Stored data:
□ □ □ □ □

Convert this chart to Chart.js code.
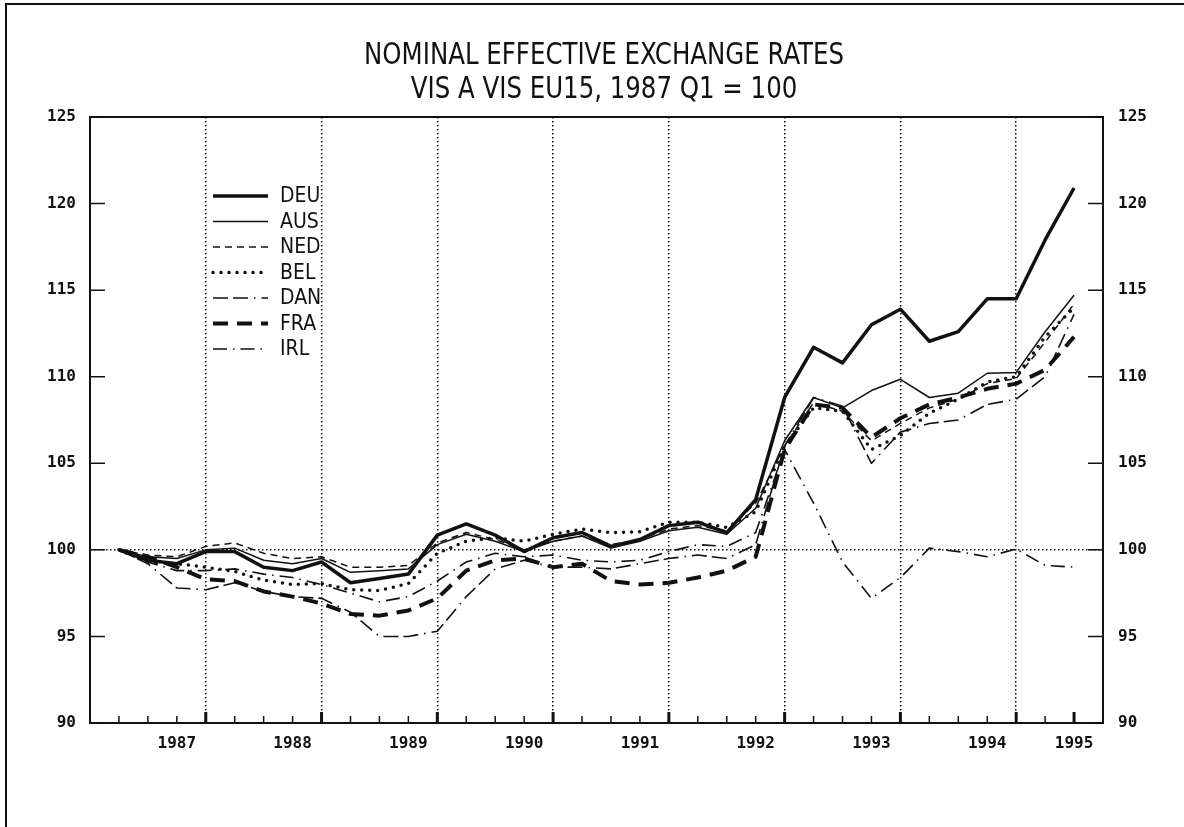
<!DOCTYPE html>
<html>
<head>
<meta charset="utf-8">
<script src="https://cdn.jsdelivr.net/npm/chart.js@4.4.0/dist/chart.umd.min.js"></script>
<style>
  html, body { margin: 0; padding: 0; background: #fff; }
  #wrap { position: relative; width: 1184px; height: 827px; }
</style>
</head>
<body>
<div id="wrap"><canvas id="neerChart" width="1184" height="827"></canvas></div>
<script>
// quarters, 1987 Q1 = 100
const quarters = [
  '1987Q1','1987Q2','1987Q3','1987Q4','1988Q1','1988Q2','1988Q3','1988Q4',
  '1989Q1','1989Q2','1989Q3','1989Q4','1990Q1','1990Q2','1990Q3','1990Q4',
  '1991Q1','1991Q2','1991Q3','1991Q4','1992Q1','1992Q2','1992Q3','1992Q4',
  '1993Q1','1993Q2','1993Q3','1993Q4','1994Q1','1994Q2','1994Q3','1994Q4',
  '1995Q1','1995Q2'
];
const yearLabels = ['1987','1988','1989','1990','1991','1992','1993','1994','1995'];
const yTicks = [90, 95, 100, 105, 110, 115, 120, 125];
const titleLines = ['NOMINAL EFFECTIVE EXCHANGE RATES', 'VIS A VIS EU15, 1987 Q1 = 100'];

const seriesNames = ['DEU', 'AUS', 'NED', 'BEL', 'DAN', 'FRA', 'IRL'];
const deu = [100, 99.4, 99.2, 99.9, 99.9, 99.0, 98.8, 99.3, 98.1, 98.35, 98.6, 100.85, 101.5, 100.85, 99.9, 100.7, 101.0, 100.2, 100.6, 101.4, 101.6, 101.0, 102.9, 108.8, 111.7, 110.8, 113.0, 113.9, 112.05, 112.6, 114.5, 114.5, 117.9, 120.9];
const aus = [100, 99.6, 99.5, 100.0, 100.1, 99.4, 99.2, 99.5, 98.7, 98.8, 98.9, 100.3, 100.9, 100.5, 99.9, 100.5, 100.8, 100.1, 100.5, 101.1, 101.3, 100.9, 102.4, 106.3, 108.8, 108.2, 109.2, 109.85, 108.8, 109.05, 110.2, 110.25, 112.6, 114.7];
const ned = [100, 99.7, 99.6, 100.2, 100.4, 99.8, 99.5, 99.6, 99.0, 99.0, 99.1, 100.4, 101.0, 100.6, 100.0, 100.5, 100.8, 100.3, 100.6, 101.2, 101.4, 101.1, 102.7, 106.0, 108.5, 108.0, 106.3, 107.3, 108.2, 108.7, 109.6, 109.9, 112.0, 114.2];
const bel = [100, 99.3, 99.2, 99.0, 98.75, 98.25, 98.0, 98.05, 97.7, 97.65, 98.05, 99.8, 100.5, 100.7, 100.5, 100.9, 101.2, 101.0, 101.05, 101.6, 101.6, 101.3, 102.2, 106.0, 108.2, 108.0, 105.8, 106.6, 107.9, 108.7, 109.7, 110.0, 112.3, 114.0];
const dan = [100, 99.2, 97.8, 97.7, 98.1, 97.6, 97.3, 97.2, 96.4, 95.0, 95.0, 95.3, 97.3, 98.9, 99.4, 99.0, 99.0, 98.9, 99.2, 99.5, 99.7, 99.5, 100.3, 106.0, 108.8, 108.3, 105.0, 106.8, 107.3, 107.5, 108.4, 108.7, 110.0, 113.6];
const fra = [100, 99.6, 99.0, 98.3, 98.2, 97.6, 97.3, 96.9, 96.3, 96.2, 96.5, 97.2, 98.8, 99.4, 99.5, 99.0, 99.2, 98.2, 98.0, 98.1, 98.4, 98.8, 99.6, 105.8, 108.4, 108.2, 106.5, 107.6, 108.4, 108.8, 109.3, 109.6, 110.4, 112.3];
const irl = [100, 99.3, 98.8, 98.8, 98.9, 98.6, 98.4, 98.0, 97.5, 97.0, 97.3, 98.2, 99.3, 99.8, 99.6, 99.7, 99.4, 99.3, 99.4, 99.9, 100.3, 100.2, 101.0, 105.8, 102.7, 99.3, 97.2, 98.4, 100.1, 99.9, 99.6, 100.05, 99.1, 99.0];
const seriesValues = [deu, aus, ned, bel, dan, fra, irl];

const lineStyles = [
  { width: 3.5, dash: [], cap: 'butt' },
  { width: 1.5, dash: [], cap: 'butt' },
  { width: 1.5, dash: [7, 5], cap: 'butt' },
  { width: 3.5, dash: [0, 8], cap: 'round' },
  { width: 1.6, dash: [15, 5, 15, 6, 1.5, 6], cap: 'butt' },
  { width: 4, dash: [15, 9], cap: 'butt' },
  { width: 1.6, dash: [14, 6, 1.5, 6], cap: 'butt' }
];

// year label sits on Q3, last label on the final quarter; year gridline on Q4
const yearTickAt = yearLabels.map(y => {
  const i = quarters.indexOf(y + 'Q3');
  return i >= 0 ? i : quarters.length - 1;
});
const isGridQuarter = i => quarters[i] && quarters[i].endsWith('Q4');

const tickFont = { family: '"DejaVu Sans Mono", "Liberation Mono", monospace', size: 16, weight: 'bold' };
const narrowFont = '"Liberation Sans Narrow", "DejaVu Sans Condensed", "Arial Narrow", sans-serif';

// title lines share one horizontal squeeze, taken from the first line
function drawTitle(ctx, lines, cx, y0, lineGap, size, firstWidth) {
  ctx.save();
  ctx.font = size + 'px ' + narrowFont;
  const k = firstWidth / ctx.measureText(lines[0]).width;
  ctx.textAlign = 'center';
  ctx.textBaseline = 'middle';
  lines.forEach((t, i) => {
    ctx.save();
    ctx.translate(cx, y0 + i * lineGap);
    ctx.scale(k, 1);
    ctx.fillText(t, 0, 0);
    ctx.restore();
  });
  ctx.restore();
}

const decor = {
  id: 'decor',
  afterDraw(chart) {
    const { ctx, chartArea: a, scales: { x, y } } = chart;
    ctx.save();
    ctx.strokeStyle = '#111';
    ctx.fillStyle = '#111';

    // outer frame
    ctx.lineWidth = 2;
    ctx.beginPath();
    ctx.moveTo(6, 827);
    ctx.lineTo(6, 4);
    ctx.lineTo(1184, 4);
    ctx.stroke();

    // plot box
    ctx.lineWidth = 2;
    ctx.strokeRect(a.left, a.top, a.right - a.left, a.bottom - a.top);

    // y ticks pointing inward on both sides
    ctx.lineWidth = 1.5;
    yTicks.forEach(v => {
      const py = y.getPixelForValue(v);
      ctx.beginPath();
      ctx.moveTo(a.left, py); ctx.lineTo(a.left + 15, py);
      ctx.moveTo(a.right, py); ctx.lineTo(a.right - 15, py);
      ctx.stroke();
    });

    // x ticks, heavier on year lines and on the last quarter
    quarters.forEach((q, i) => {
      const px = x.getPixelForValue(i);
      const major = isGridQuarter(i) || i === quarters.length - 1;
      ctx.lineWidth = major ? 3 : 1.5;
      ctx.beginPath();
      ctx.moveTo(px, a.bottom);
      ctx.lineTo(px, a.bottom - (major ? 11 : 7));
      ctx.stroke();
    });

    // legend, text clipped at the 1987 Q4 gridline as in the original
    const lx0 = 213, lx1 = 268, tx = 280, ly0 = 196, dy = 25.5;
    chart.data.datasets.forEach((ds, i) => {
      const ly = ly0 + i * dy;
      ctx.save();
      ctx.lineWidth = ds.borderWidth;
      ctx.setLineDash(ds.borderDash);
      ctx.lineCap = ds.borderCapStyle;
      ctx.beginPath();
      ctx.moveTo(lx0, ly); ctx.lineTo(lx1, ly);
      ctx.stroke();
      ctx.restore();
      ctx.save();
      ctx.beginPath();
      ctx.rect(tx - 2, ly - 16, x.getPixelForValue(7) - tx + 1, 32);
      ctx.clip();
      ctx.font = '21px ' + narrowFont;
      ctx.textAlign = 'left';
      ctx.textBaseline = 'middle';
      ctx.fillText(ds.label, tx, ly + 1);
      ctx.restore();
    });

    drawTitle(ctx, titleLines, 604, 56, 34, 30, 480);
    ctx.restore();
  }
};

new Chart(document.getElementById('neerChart'), {
  type: 'line',
  data: {
    datasets: seriesNames.map((name, s) => ({
      label: name,
      data: seriesValues[s].map((v, i) => ({ x: i, y: v })),
      borderColor: '#111',
      borderWidth: lineStyles[s].width,
      borderDash: lineStyles[s].dash,
      borderCapStyle: lineStyles[s].cap,
      borderJoinStyle: 'round',
      pointRadius: 0,
      fill: false,
      tension: 0,
      yAxisID: 'y'
    }))
  },
  options: {
    responsive: false,
    animation: false,
    layout: { padding: { top: 117, left: 0, right: 0, bottom: 0 } },
    plugins: {
      legend: { display: false },
      title: { display: false },
      tooltip: { enabled: false }
    },
    scales: {
      x: {
        type: 'linear',
        min: -1,
        max: 34,
        afterBuildTicks: axis => { axis.ticks = quarters.map((q, i) => ({ value: i })); },
        afterFit: axis => { axis.height = 104; },
        border: { display: false, dash: [1.5, 2.5] },
        grid: {
          drawTicks: false,
          lineWidth: 1.5,
          color: c => isGridQuarter(c.tick.value) ? '#111' : 'rgba(0,0,0,0)'
        },
        ticks: {
          autoSkip: false,
          maxRotation: 0,
          padding: 11,
          color: '#111',
          font: tickFont,
          callback: v => {
            const k = yearTickAt.indexOf(v);
            return k >= 0 ? yearLabels[k] : '';
          }
        }
      },
      y: {
        position: 'left',
        min: 90,
        max: 125,
        afterBuildTicks: axis => { axis.ticks = yTicks.map(v => ({ value: v })); },
        afterFit: axis => { axis.width = 90; },
        border: { display: false, dash: [1.5, 2.5] },
        grid: {
          drawTicks: false,
          lineWidth: 1.5,
          color: c => c.tick.value === 100 ? '#111' : 'rgba(0,0,0,0)'
        },
        ticks: { padding: 14, color: '#111', font: tickFont }
      },
      y2: {
        position: 'right',
        min: 90,
        max: 125,
        afterBuildTicks: axis => { axis.ticks = yTicks.map(v => ({ value: v })); },
        afterFit: axis => { axis.width = 81; },
        border: { display: false },
        grid: { display: false, drawTicks: false },
        ticks: { padding: 15, color: '#111', font: tickFont }
      }
    }
  },
  plugins: [decor]
});
</script>
</body>
</html>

□ □ □ □ □

What is expected:
Quote, exactly and only, the lines from the first line of the data above through the line containing "const titleLines = ['NOMINAL". The pictures do not belong in it.

Solution for this task:
Convert this chart to Chart.js code.
<!DOCTYPE html>
<html>
<head>
<meta charset="utf-8">
<script src="https://cdn.jsdelivr.net/npm/chart.js@4.4.0/dist/chart.umd.min.js"></script>
<style>
  html, body { margin: 0; padding: 0; background: #fff; }
  #wrap { position: relative; width: 1184px; height: 827px; }
</style>
</head>
<body>
<div id="wrap"><canvas id="neerChart" width="1184" height="827"></canvas></div>
<script>
// quarters, 1987 Q1 = 100
const quarters = [
  '1987Q1','1987Q2','1987Q3','1987Q4','1988Q1','1988Q2','1988Q3','1988Q4',
  '1989Q1','1989Q2','1989Q3','1989Q4','1990Q1','1990Q2','1990Q3','1990Q4',
  '1991Q1','1991Q2','1991Q3','1991Q4','1992Q1','1992Q2','1992Q3','1992Q4',
  '1993Q1','1993Q2','1993Q3','1993Q4','1994Q1','1994Q2','1994Q3','1994Q4',
  '1995Q1','1995Q2'
];
const yearLabels = ['1987','1988','1989','1990','1991','1992','1993','1994','1995'];
const yTicks = [90, 95, 100, 105, 110, 115, 120, 125];
const titleLines = ['NOMINAL EFFECTIVE EXCHANGE RATES', 'VIS A VIS EU15, 1987 Q1 = 100'];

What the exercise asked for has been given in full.